On the other hand, if the domestic supply market were not competitive, suppliers may be sufficiently confident of their ability to pass on costs to customers that they might offer long-term contracts to generators at prices well in excess of marginal cost. This would allow generators to recover capital charges over many years, and not force them to recoup these costs over the one- or two-year period available to them in the fragmented market as prices spike. However, there then might be a requirement to ensure that these vertically integrated monopolies did not exploit their position by enjoying excessive margins in the supply business.
Alternatively, if there were fewer generators, they could hold prices above marginal cost and so enable them to carry surplus capacity to meet demand growth and amortize their investments over a longer period. Of course, under the circumstances of such "managed competition," it would be essential to ensure that access to the networks is open to all. This would ensure that the incumbent generators respond to reductions in new entry costs caused by movements in fuel prices and advances in technology. If the incumbent generators fail to respond in this way, it will suffer a loss of market share and run the risk of a return to a fragmented market with the associated marginal cost pricing. Thus, the threat of competition would protect customers under this "managed competition."
The conclusion of this analysis is that unless there is some oligopoly control, either in the supply to final customers or in generation, prices in a fragmented generation market are likely to be driven to extremely high levels, as demand starts to exceed supply. Although this might be acceptable from an economic point of view, as it would encourage a demand response, it is unlikely to be politically acceptable, let alone sustainable. Unless the supply businesses have sufficient confidence in their supply base, such that they would be willing to sign long-term contacts, or an oligopoly exists in generation, it is difficult to believe that politicians will not intervene when prices rise dramatically. This uncertainty would serve to increase the cost of capital in generation.

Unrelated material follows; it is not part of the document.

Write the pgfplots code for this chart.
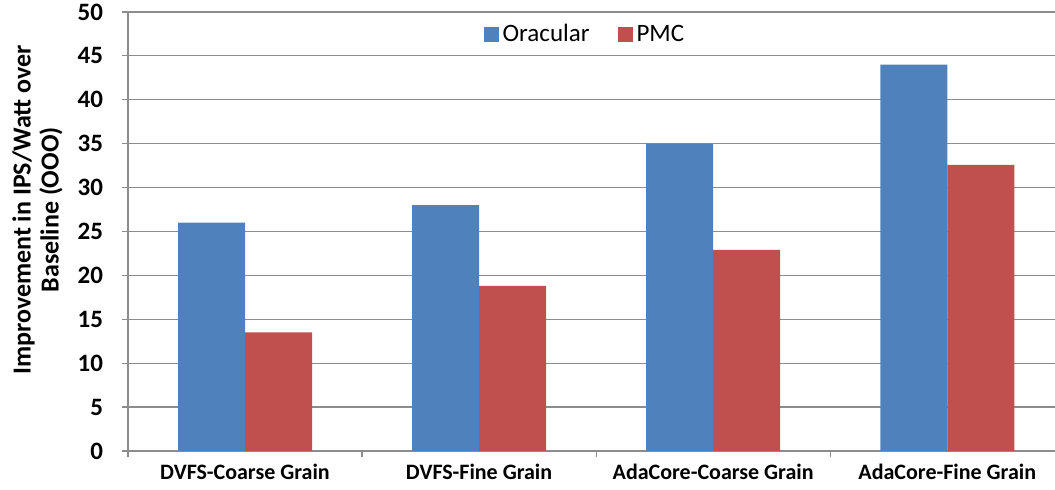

Consolidation and control in generation may be preferable to a high degree of competition because it would remove the risk of price excursions and the threat of intervention by government. It would lead to a market where prices move in line with the long-run costs of new entrant production, and where incumbents would be confident to invest in new capacity. In this way, "managed competition" would help develop a sustainable electricity industry.
[Editor's Note: This paper is based on a speech made at the 2004 International Society for New Institutional Economics (ISNIE) Conference in Tucson, Ariz.]
Endnotes
- Although NETA started after the collapse, the regulator and British government claimed that the market anticipated the effect of the introduction of the new rules.